If you look at the description of the program, it is hard-to-impossible to fathom how so very much money can be spent accomplishing so very little. Apparently, for the benefit of 860 people [750 + 110] who went through orientation as volunteers, $289,453 was spent. That's $329 per person.

I wrote Sister Libby for an explanation of this program expenditure. She at first wrote [on May 28] that it is "the money that we save but need to calculate, by having volunteers instead of paying employees." But that cannot be, the amount is an element in the Form as a program expenditure and the Form does not show donations of people's time as a revenue source.

In a follow-up email, also on May 28, she wrote, "In the 08 Annual Report under Vol Placement (Brother Martin's Min) this total amount includes salaries for grounds keeping, day labor, employee taxes, medical, contributions to other non-profits, etc."

I've gotten no response to subsequent emails to Ms. Fernandez, asking if the "program" had really become a catch-all of general operational expenses of the facility. This would, of course, be a not-insignificant accounting irregularity, misrepresenting the activities of the organization to the public.

I wrote Board of Directors chairperson Karen Banker about the matter, but did not get a response.


In describing its "dining room" program [See page 2 in Part I], which served noon-time meals every day except Thanksgiving, in 2008, we are told the meals are "nutritionally balanced containing the appropriate amounts of proteins and vitamins."

At best this depiction of Loaves & Fishes meals is misleading.

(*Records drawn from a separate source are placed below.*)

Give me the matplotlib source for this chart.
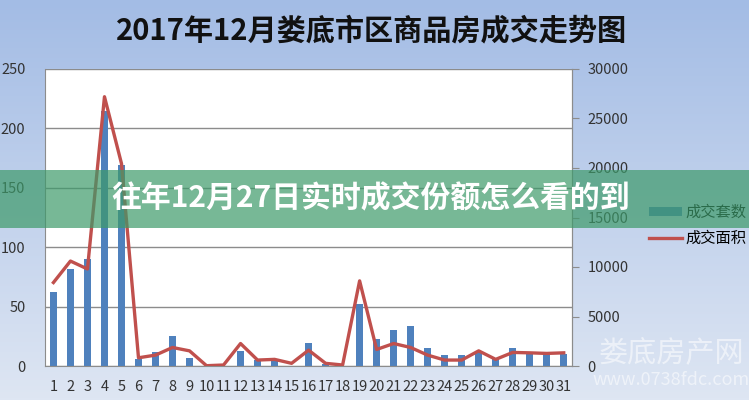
import numpy as np
import matplotlib
matplotlib.use("Agg")
import matplotlib.pyplot as plt
from matplotlib.patches import Rectangle

plt.rcParams['font.family'] = ['Noto Sans CJK SC', 'DejaVu Sans']

# datos
dias = list(range(1, 32))
etiquetas = [str(d) for d in dias]
conjuntos = [62, 82, 90, 215, 169, 6, 12, 25, 7, 0, 0, 13, 5, 4, 0, 19, 2, 0,
             52, 23, 30, 34, 15, 9, 9, 12, 6, 15, 10, 10, 10]
area = [8430, 10600, 9800, 27200, 20450, 830, 1100, 1870, 1530, 30, 100, 2270,
        600, 670, 270, 1600, 270, 100, 8600, 1670, 2270, 1870, 1100, 600, 600,
        1530, 670, 1370, 1330, 1270, 1330]

titulo = "2017年12月娄底市区商品房成交走势图"
banda = "往年12月27日实时成交份额怎么看的到"

fig = plt.figure(figsize=(7.49, 4.0), dpi=100)

# fondo degradado azul
bg = fig.add_axes([0, 0, 1, 1], zorder=-10)
top = np.array([163, 188, 229]) / 255
bot = np.array([222, 230, 243]) / 255
t = np.linspace(0, 1, 200)[:, None, None]
grad = top * (1 - t) + bot * t
bg.imshow(np.repeat(grad, 2, axis=1), aspect="auto", extent=[0, 1, 0, 1])
bg.axis("off")

ax = fig.add_axes([0.060, 0.085, 0.704, 0.7425])
ax.set_facecolor("white")
ax.bar(dias, conjuntos, width=0.42, color="#4F81BD", label="成交套数", zorder=2)
ax.set_ylim(0, 250)
ax.set_yticks(range(0, 251, 50))
ax.set_xlim(0.5, 31.5)
ax.set_xticks(dias)
ax.set_xticklabels(etiquetas)
ax.grid(axis="y", color="#8c8c8c", linewidth=1, zorder=0)
ax.tick_params(axis="y", length=0, labelsize=10.5, labelcolor="#333333", pad=14)
ax.tick_params(axis="x", length=0, labelsize=10.5, labelcolor="#333333", pad=10)
ax.spines["top"].set_visible(False)
for s in ["left", "bottom", "right"]:
    ax.spines[s].set_color("#8c8c8c")

ax2 = ax.twinx()
ax2.plot(dias, area, color="#C0504D", linewidth=2.4, label="成交面积", zorder=3)
ax2.set_ylim(0, 30000)
ax2.set_yticks(range(0, 30001, 5000))
ax2.tick_params(axis="y", length=5, color="#8c8c8c", labelsize=10.5,
                labelcolor="#333333", pad=6)
ax2.spines["top"].set_visible(False)
ax2.spines["right"].set_color("#8c8c8c")
ax2.spines["left"].set_visible(False)
ax2.spines["bottom"].set_visible(False)

h1, l1 = ax.get_legend_handles_labels()
h2, l2 = ax2.get_legend_handles_labels()
fig.legend(h1 + h2, l1 + l2, loc="upper left", bbox_to_anchor=(0.858, 0.505),
           frameon=False, fontsize=11, handlelength=2.2, handleheight=0.5,
           handletextpad=0.2, labelspacing=0.6, borderaxespad=0)

fig.text(0.496, 0.925, titulo, ha="center", va="center", fontsize=21,
         fontweight="bold", color="#111111")

# marca de agua
fig.text(0.896, 0.118, "娄底房产网", ha="center", va="center", fontsize=21,
         color="white", alpha=0.55, zorder=20)
fig.text(0.896, 0.05, "www.0738fdc.com", ha="center", va="center", fontsize=13,
         color="white", alpha=0.55, zorder=20)

# banda verde superpuesta
fig.patches.append(Rectangle((0, 0.43), 1, 0.145, transform=fig.transFigure,
                             facecolor="#3d9a6a", alpha=0.7, edgecolor="none",
                             zorder=30))
fig.text(0.495, 0.503, banda, ha="center", va="center", fontsize=21.5,
         fontweight="bold", color="white", zorder=31)

plt.savefig("out.png", dpi=100)
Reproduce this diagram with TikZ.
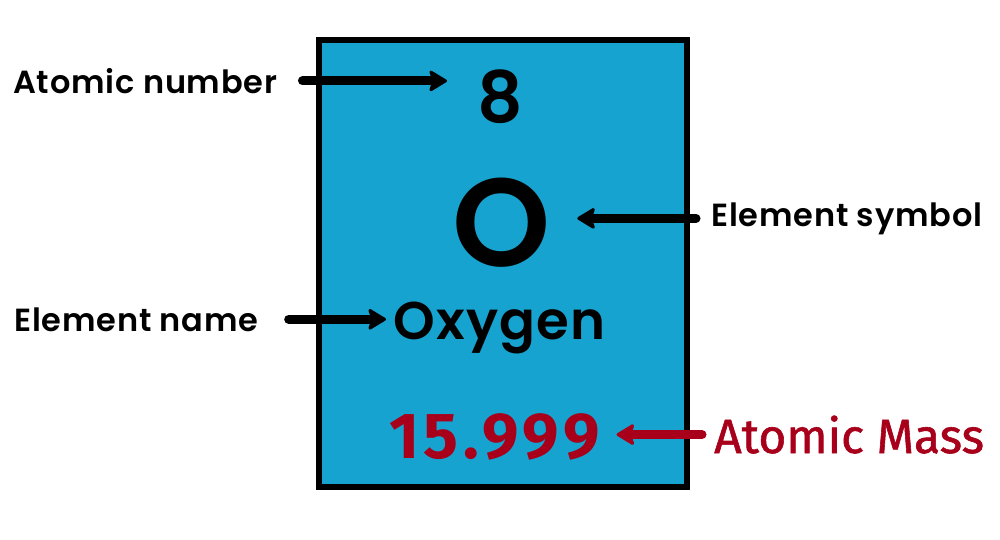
\documentclass[tikz,border=0pt]{standalone}
\usepackage{fontspec}
\setmainfont{Poppins}[BoldFont={Poppins SemiBold}]
\newfontfamily\tagfont{Poppins SemiBold}[LetterSpace=2.5]
\newfontfamily\massfont{Fira Sans}[FakeBold=1.2]
\newfontfamily\massnum{Fira Sans}[LetterSpace=7]
\usetikzlibrary{arrows.meta,positioning}

\definecolor{tileblue}{HTML}{17A3D0}
\definecolor{massred}{HTML}{A8001A}

\begin{document}
\begin{tikzpicture}[
    x=1pt, y=-1pt,
    tag/.style={font=\tagfont\fontsize{32}{36}\selectfont, inner sep=0pt, anchor=base west},
    value/.style={font=\tagfont\fontsize{53}{60}\selectfont, inner sep=0pt},
    pointer/.style={line width=9pt, line cap=round, -{Stealth[round, length=20pt, width=24pt, inset=4pt, line width=3pt]}}
]
    \useasboundingbox (0,0) rectangle (1000,540);

    % the element tile
    \draw[line width=6pt, fill=tileblue] (319,40) rectangle (687,487);

    \node[value, anchor=base, font=\bfseries\fontsize{71}{80}\selectfont] (anum) at (500,122.7) {8};
    \node[value, anchor=base, font=\fontseries{b}\fontsize{125}{140}\selectfont] (sym) at (502,266) {O};
    \node[value, anchor=base west] (name) at (393,339) {Oxygen};
    \node[value, anchor=base west, text=massred, font=\massnum\bfseries\fontsize{65}{72}\selectfont] (mass) at (389,458) {15.999};

    % labels
    \node[tag] (anumtxt) at (13,93.3) {Atomic number};
    \node[tag] (symtxt) at (711,226) {Element symbol};
    \node[tag] (nametxt) at (14,331) {Element name};
    \node[tag, text=massred, font=\massfont\fontsize{48}{56}\selectfont] (masstxt) at (714,453) {Atomic Mass};

    \draw[pointer, shorten <=25pt, shorten >=30pt] (anumtxt.east) -- (anumtxt.east -| anum.west);
    \draw[pointer, shorten <=15pt, shorten >=26pt] (symtxt.west) -- (symtxt.west -| sym.east);
    \draw[pointer, shorten <=30pt, shorten >=7pt] (nametxt.east) -- (nametxt.east -| name.west);
    \draw[pointer, draw=massred, fill=massred, shorten <=12pt, shorten >=16pt] (masstxt.west) -- (masstxt.west -| mass.east);
\end{tikzpicture}
\end{document}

The meals have huge oversized portions and are heavily loaded with carbohydrates.

I wrote the following in my blog, Homeless Tom, in June 2008, referencing a meal that was then served very frequently, perhaps weekly, at L&F:

The cover story in the June 23 issue of Time reported on the unhealthy lunches served to children. A tray of food, pictured as a full two-page spread, and cited as "From Bad to a Whole Lot Worse" for children, was not dissimilar to what denizens of L&F might eat for lunch. The menu was nachos topped with cheese and beef; salsa; refried beans; mexican rice; peaches; two chocolate-chip cookies and a beverage of orange juice. The portions pictured were much less than what people eating at Loaves & Fishes see. Such a meal was cited in the magazine as junk food.
While there certainly are days eating Loaves & Fishes' meals when vegetables abound, they are not typical, and are usually accompanied by mamouth mounds of macaroni, cheese and beef.

More recently, last April, in one of my blogs, I suggested Loaves & Fishes change it's name to Buns & Weanies, due to the prevailing junkfood that was being served at that time.

Frankly, from first-hand knowledge, I know the claim that Loaves & Fishes serves nutitious food to be ludicrous. The organization doesn't accept government funds, which might result in a requirement that the food served be vastly more healthful. I am very certain that no one is now or has been trying to measure the protein or vitamin content of any of the organization's meals.

Indeed, when you include the mountain of sugar-topped sweets and pastries denizens of Friendship Park consume as breakfast, Loaves & Fishes is contributing to the ill-health of users of its services. Many homeless people get the majority of their calories from Loaves & Fishes and if they are not suffering now for it, many will be when they get older.